13. A feeble attempt was made that the order is in the nature of an interlocutory one and as a revision is barred under Section 397(2) of the Cr. P. C. this Court should not exercise power under Section 482 as that would be circumventing the provisions of Clause (2) of Section 397 of the Cr. P. C. It is true that no revision lies against an interlocutory order, but in exceptional cases this Court has power under Section 482 of the Cr. P. C. to interfere when mandatory provisions of the statute have been violated and the rights of parties are affected. Since we have come to the conclusion that the mandatory provisions of- Section 202(2)! have been violated, we think it is a fit case where inherent powers should be exercised in order to secure the ends of justice.
14. In Madhu Limaye v. State of Maharashtra : 1978CriLJ165 the Supreme Court has succinctly stated the circumstances under which the inherent powers of the High Court can' be exercised under Section 482 of the Cr. P. C.
(1) That the power is not to be resorted to if there is a specific provision in the Code for the redress of the grievance of the aggrieved party;
(2) That it should be exercised very sparingly to prevent abuse of process of any court or otherwise to secure the ends of justice.
(3) That it should not be exercised as against the express bar of law engrafted in any other provision of the Code.
15. It was further held that for the purpose of securing the ends of justice interference by the High Court is absolutely necessary, and that nothing contained in Section 397(2) can limit or affect exercise of the inherent power by the High Court though such cases would be few and far between.
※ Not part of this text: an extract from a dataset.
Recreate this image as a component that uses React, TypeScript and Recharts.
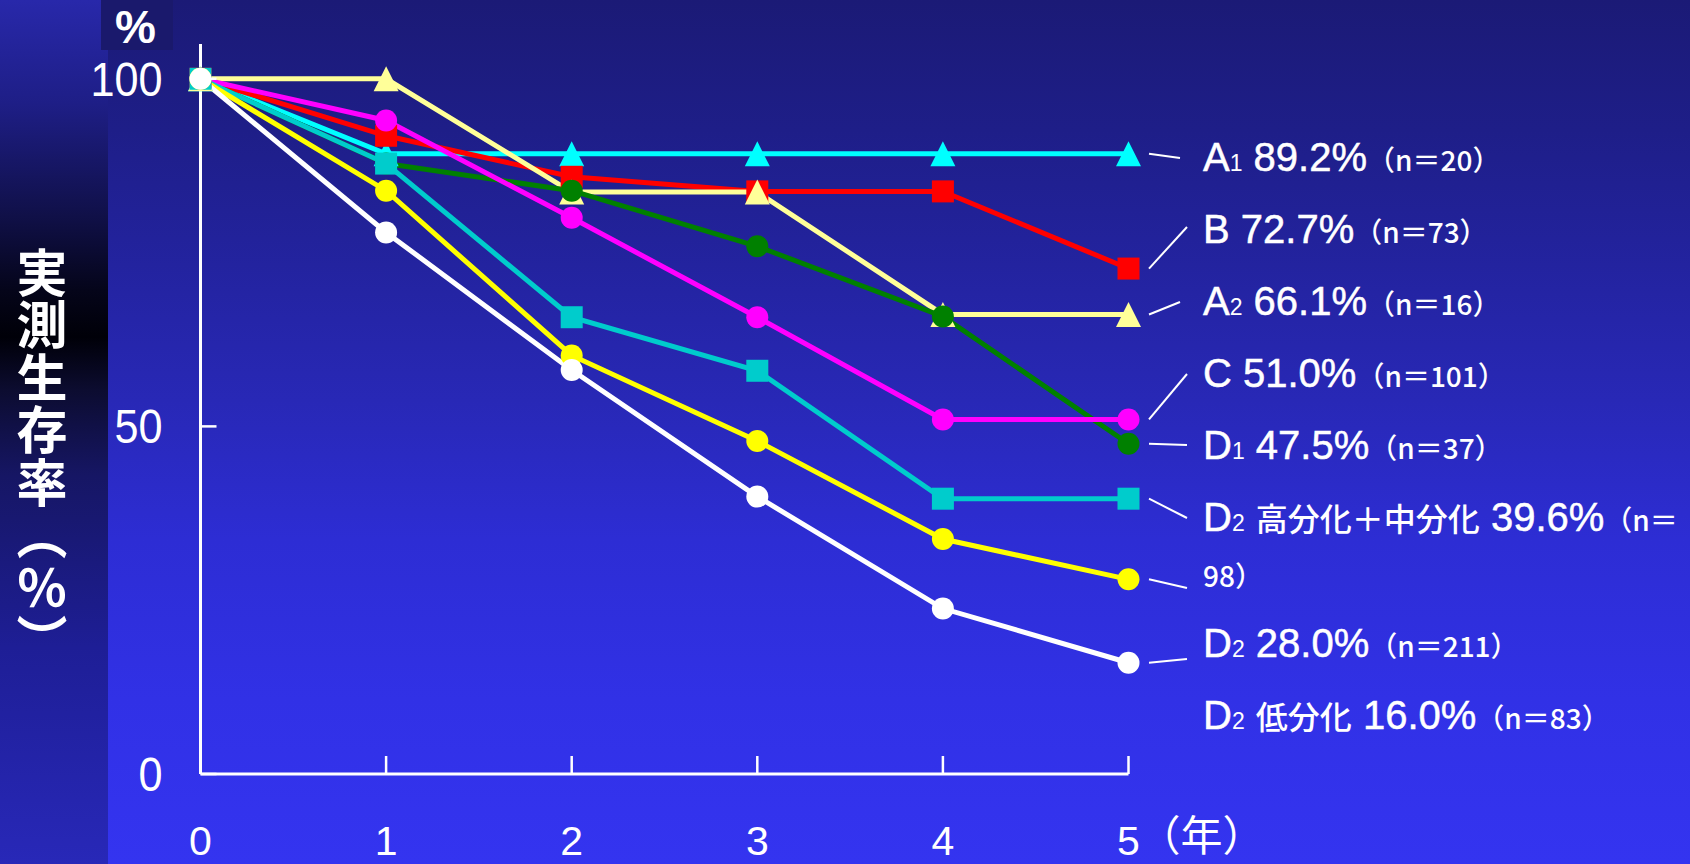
import React from 'react';
import { LineChart, Line, XAxis, YAxis, ReferenceLine } from 'recharts';

// Years after surgery
const YEARS = [0, 1, 2, 3, 4, 5];

// Observed survival (%) per group, years 0–5
const SURV_A1 = [100, 89.2, 89.2, 89.2, 89.2, 89.2];
const SURV_B = [100, 91.8, 85.9, 83.8, 83.8, 72.7];
const SURV_A2 = [100, 100, 83.7, 83.7, 66.1, 66.1];
const SURV_C = [100, 94.0, 80.0, 65.7, 51.0, 51.0];
const SURV_D1 = [100, 87.8, 83.9, 75.9, 65.8, 47.5];
const SURV_D2_WELL_MOD = [100, 87.8, 65.7, 58.0, 39.6, 39.6];
const SURV_D2 = [100, 83.9, 60.2, 47.9, 33.8, 28.0];
const SURV_D2_POOR = [100, 77.9, 58.1, 39.9, 23.8, 16.0];

const Y_TICKS = [0, 50, 100];

// Group label parts
const GROUP_NAMES = ['A', 'B', 'A', 'C', 'D', 'D', 'D', 'D'];
const GROUP_SUBS = ['1', '', '2', '', '1', '2', '2', '2'];
const GROUP_NOTES = ['', '', '', '', '', '高分化＋中分化', '', '低分化'];
const GROUP_N = [20, 73, 16, 101, 37, 98, 211, 83];

type Shape = 'circle' | 'square' | 'triangle';
const SERIES: { key: string; values: number[]; color: string; shape: Shape }[] = [
  { key: 'a1', values: SURV_A1, color: '#00ffff', shape: 'triangle' },
  { key: 'b', values: SURV_B, color: '#ff0000', shape: 'square' },
  { key: 'a2', values: SURV_A2, color: '#ffff99', shape: 'triangle' },
  { key: 'c', values: SURV_C, color: '#ff00ff', shape: 'circle' },
  { key: 'd1', values: SURV_D1, color: '#008000', shape: 'circle' },
  { key: 'd2wm', values: SURV_D2_WELL_MOD, color: '#00cccc', shape: 'square' },
  { key: 'd2', values: SURV_D2, color: '#ffff00', shape: 'circle' },
  { key: 'd2p', values: SURV_D2_POOR, color: '#ffffff', shape: 'circle' },
];
// stacking order of the curves (bottom to top)
const DRAW_ORDER = [0, 1, 2, 4, 3, 5, 6, 7];

const chartData = YEARS.map((year, i) => {
  const row: Record<string, number> = { year };
  SERIES.forEach((s) => {
    row[s.key] = s.values[i];
  });
  return row;
});

// chart geometry
const W = 1690;
const H = 864;
const PLOT = { left: 200.5, right: 1128.5, top: 44, bottom: 774 };
const AXIS_SIZE = 1;
const X_MAX = 5;
const Y_MAX = 105;
const xFromPx = (px: number) => ((px - PLOT.left) / (PLOT.right - PLOT.left)) * X_MAX;
const yFromPx = (py: number) => ((PLOT.bottom - py) / (PLOT.bottom - PLOT.top)) * Y_MAX;

// annotation layout
const LABEL_X = 1203;
const ROW_BASELINES = [171, 243, 315, 387, 459, 531, 657, 729];
const WRAP_BASELINE = 587;
const LEADER_START_X = 1149;
const LEADER_ENDS: [number, number][] = [
  [1180, 158],
  [1187, 227],
  [1180, 302],
  [1187, 374],
  [1187, 445],
  [1187, 518],
  [1187, 588],
  [1187, 659],
];

const LATIN = "'Liberation Sans', Arial, sans-serif";
const CJK = "'Noto Sans CJK JP', 'Noto Sans CJK SC', sans-serif";

const makeDot = (shape: Shape, color: string) => (props: any) => {
  const { cx, cy, index } = props;
  if (cx == null || cy == null) return <g key={`e${index}`} />;
  if (shape === 'circle') return <circle key={index} cx={cx} cy={cy} r={11} fill={color} />;
  if (shape === 'square')
    return <rect key={index} x={cx - 11} y={cy - 11} width={22} height={22} fill={color} />;
  return (
    <polygon
      key={index}
      points={`${cx},${cy - 12.5} ${cx + 12.5},${cy + 12.5} ${cx - 12.5},${cy + 12.5}`}
      fill={color}
    />
  );
};

const XTick = (props: any) => {
  const { x, y, payload } = props;
  return (
    <g>
      <line x1={x} y1={y} x2={x} y2={y - 18} stroke="#fff" strokeWidth={2.5} />
      <text x={x} y={y + 81} textAnchor="middle" fill="#fff" fontFamily={LATIN} fontSize={41}>
        {payload.value}
      </text>
      {payload.value === X_MAX && (
        <text x={x + 10} y={y + 77} fill="#fff" fontFamily={CJK} fontSize={42}>
          （年）
        </text>
      )}
    </g>
  );
};

const YTick = (props: any) => {
  const { x, y, payload } = props;
  return (
    <g>
      <line x1={x} y1={y} x2={x + 16} y2={y} stroke="#fff" strokeWidth={2.5} />
      <text
        transform={`translate(${x - 38},${y + 17}) scale(0.9,1)`}
        textAnchor="end"
        fill="#fff"
        fontFamily={LATIN}
        fontSize={48}
      >
        {payload.value}
      </text>
    </g>
  );
};

function GroupLabel({ i, y }: { i: number; y: number }) {
  const rate = `${SERIES[i].values[YEARS.length - 1].toFixed(1)}%`;
  const wraps = GROUP_NOTES[i].length > 3;
  return (
    <g>
      <text x={LABEL_X} y={y} fill="#fff">
        <tspan fontFamily={LATIN} fontSize={40} stroke="#fff" strokeWidth={0.5}>
          {GROUP_NAMES[i]}
        </tspan>
        {GROUP_SUBS[i] && (
          <tspan fontFamily={LATIN} fontSize={23}>
            {GROUP_SUBS[i]}
          </tspan>
        )}
        {GROUP_NOTES[i] && (
          <>
            <tspan fontFamily={LATIN} fontSize={40}>
              {' '}
            </tspan>
            <tspan fontFamily={CJK} fontSize={32} fontWeight={500}>
              {GROUP_NOTES[i]}
            </tspan>
          </>
        )}
        <tspan fontFamily={LATIN} fontSize={40} stroke="#fff" strokeWidth={0.5}>
          {' ' + rate}
        </tspan>
        <tspan fontFamily={CJK} fontSize={28} fontWeight={500}>
          {wraps ? '（n＝' : `（n＝${GROUP_N[i]}）`}
        </tspan>
      </text>
      {wraps && (
        <text x={LABEL_X} y={WRAP_BASELINE} fill="#fff" fontFamily={CJK} fontSize={28} fontWeight={500}>
          {`${GROUP_N[i]}）`}
        </text>
      )}
    </g>
  );
}

export default function App() {
  return (
    <div style={{ position: 'absolute', left: 0, top: 0, width: W, height: H, overflow: 'hidden' }}>
      {/* backdrop */}
      <div
        style={{
          position: 'absolute',
          inset: 0,
          background:
            'linear-gradient(to bottom, #1b1a76 0px, #1e1e88 130px, #2828b6 400px, #2d2dd4 540px, #3131e6 700px, #3434f0 864px)',
        }}
      />
      <div
        style={{
          position: 'absolute',
          left: 0,
          top: 0,
          width: 108,
          height: H,
          background:
            'linear-gradient(to bottom, #2828aa 0px, #1e1e86 104px, #101048 216px, #05051a 290px, #000008 337px, #0c0c30 390px, #161664 475px, #1e1e96 648px, #2828b8 864px)',
        }}
      />
      <div style={{ position: 'absolute', left: 101, top: 0, width: 72, height: 50, background: '#1a196c' }} />

      {/* y-axis title */}
      <div
        style={{
          position: 'absolute',
          left: 16,
          top: 247,
          writingMode: 'vertical-rl',
          fontFamily: CJK,
          fontSize: 51,
          fontWeight: 700,
          lineHeight: '51px',
          letterSpacing: '1.5px',
          color: '#fff',
          whiteSpace: 'nowrap',
        }}
      >
        実測生存率（％）
      </div>

      <div style={{ position: 'absolute', left: 0, top: 0 }}>
        <LineChart
          width={W}
          height={H}
          data={chartData}
          margin={{
            top: PLOT.top,
            right: W - PLOT.right,
            bottom: H - PLOT.bottom - AXIS_SIZE,
            left: PLOT.left - AXIS_SIZE,
          }}
        >
          <XAxis
            type="number"
            dataKey="year"
            domain={[0, X_MAX]}
            ticks={YEARS}
            interval={0}
            height={AXIS_SIZE}
            tickSize={0}
            tickMargin={0}
            tickLine={false}
            axisLine={{ stroke: '#fff', strokeWidth: 3 }}
            tick={(p: any) => <XTick {...p} />}
          />
          <YAxis
            type="number"
            domain={[0, Y_MAX]}
            ticks={Y_TICKS}
            interval={0}
            width={AXIS_SIZE}
            tickSize={0}
            tickMargin={0}
            tickLine={false}
            axisLine={{ stroke: '#fff', strokeWidth: 3 }}
            tick={(p: any) => <YTick {...p} />}
          />
          {SERIES.map((s, i) => (
            <ReferenceLine
              key={`leader-${s.key}`}
              ifOverflow="visible"
              stroke="#fff"
              strokeWidth={2}
              segment={[
                { x: xFromPx(LEADER_START_X), y: s.values[YEARS.length - 1] },
                { x: xFromPx(LEADER_ENDS[i][0]), y: yFromPx(LEADER_ENDS[i][1]) },
              ]}
            />
          ))}
          {DRAW_ORDER.map((idx) => {
            const s = SERIES[idx];
            return (
              <Line
                key={s.key}
                type="linear"
                dataKey={s.key}
                stroke={s.color}
                strokeWidth={5}
                dot={makeDot(s.shape, s.color)}
                activeDot={false}
                isAnimationActive={false}
              />
            );
          })}
        </LineChart>
      </div>

      {/* unit mark and group labels */}
      <svg
        width={W}
        height={H}
        style={{ position: 'absolute', left: 0, top: 0, pointerEvents: 'none' }}
      >
        <text x={115} y={43} fill="#fff" fontFamily={LATIN} fontSize={46} fontWeight={700}>
          %
        </text>
        {SERIES.map((_, i) => (
          <GroupLabel key={i} i={i} y={ROW_BASELINES[i]} />
        ))}
      </svg>
    </div>
  );
}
16. The order of the Magistrate issuing process without examining all the witnesses of the complainant is a patent illegality resulting in great prejudice to the accused and In order to secure the ends of justice, we think this is a case where our interference is called for under Section 482 of the Cr. P. C. The order of the Magistrate issuing process and the subsequent order, if any, are set aside and the Magistrate will continue the proceeding from the stage immediately prior to the order issuing process and examine the remaining witnesses of the complainant day to day and complete the examination of the witnesses as expeditiously as possible in view of the fact that the police case in respect of the other accused namely, 11 to 29 has already come to the stage of trial.
17. In the result the revision is allowed as indicated above.